Federal judges are intensifying scrutiny on Solana's transaction infrastructure as a class action lawsuit involving Pump.fun and Jito Labs moves forward, alleging billions in retail losses due to MEV practices.
Expanding Legal Scrutiny on MEV
A growing legal battle is placing the technical intricacies of the Solana network under a federal microscope. A class action lawsuit targeting Pump.fun, Solana Labs, the Solana Foundation, and Jito Labs has advanced following the court's decision to admit over five thousand internal messages into evidence. These communications, provided by a whistleblower, have shifted the dispute from a community debate regarding fair launches into formal litigation.
Financial Stakes
Plaintiffs estimate retail losses could range between $4.4 billion and $5.5 billion, arguing that the alleged manipulation of transaction ordering has caused measurable financial harm to everyday traders.

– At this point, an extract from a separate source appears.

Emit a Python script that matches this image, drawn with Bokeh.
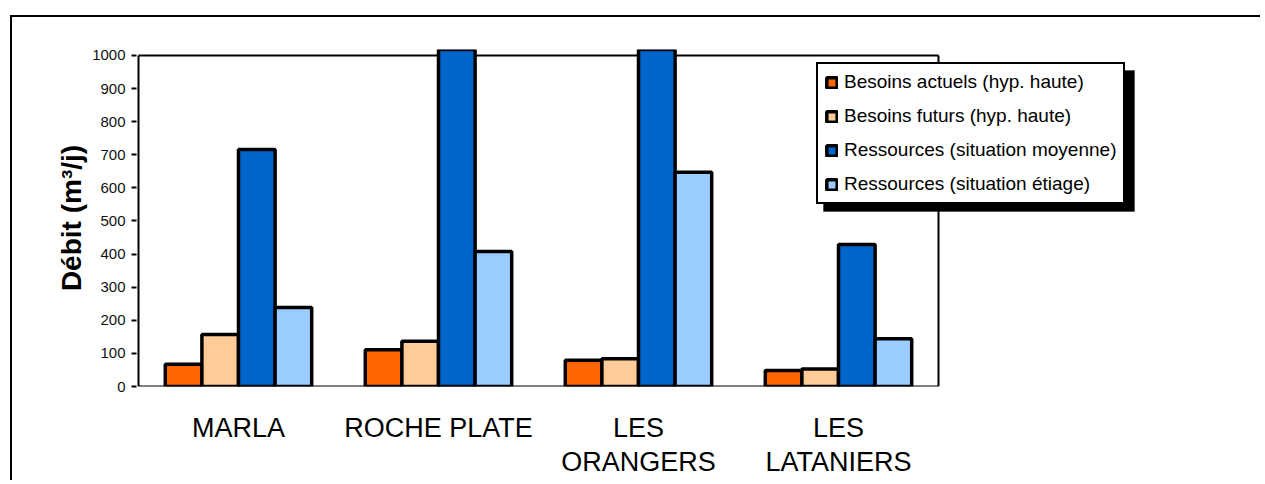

The core of the lawsuit examines whether the use of Maximal Extractable Value (MEV) strategies—specifically during the volatile launch windows of memecoins—constitutes a breach of fair trading practices. While the court's decision to review the evidence does not constitute a ruling of guilt, it validates that the claims meet the necessary legal standards for further examination.
The 'Fair Launch' Debate
Pump.fun has built its reputation on a "fair launch" mechanism, prohibiting presales and team allocations to ensure an even playing field. However, the lawsuit argues that while the user interface offers equal access, the backend execution tells a different story.
Users experience equal access at the interface level, yet execution conditions can differ significantly based on validator processing and priority fees.
The plaintiffs allege that sophisticated traders utilize MEV bots to detect pending launches and submit priority transactions. By securing front-of-block positioning, these actors can reportedly purchase tokens at the lowest possible price before retail buy orders execute, effectively front-running the market.

Infrastructure Providers in the Crosshairs
Perhaps the most significant aspect of this case is the inclusion of infrastructure providers like Jito Labs and the Solana Foundation as defendants. The complaint argues that responsibility for these trading outcomes extends beyond the application layer (Pump.fun) to the underlying systems that facilitate transaction ordering.
Jito Labs is cited due to its role in MEV optimization, which allows validators to auction off block space to the highest bidder. The plaintiffs contend that this awareness of infrastructure-level advantages creates a shared liability. As the case progresses, it challenges the long-standing DeFi defense that protocol developers are neutral builders, potentially setting a precedent for how blockchain infrastructure is regulated in the United States.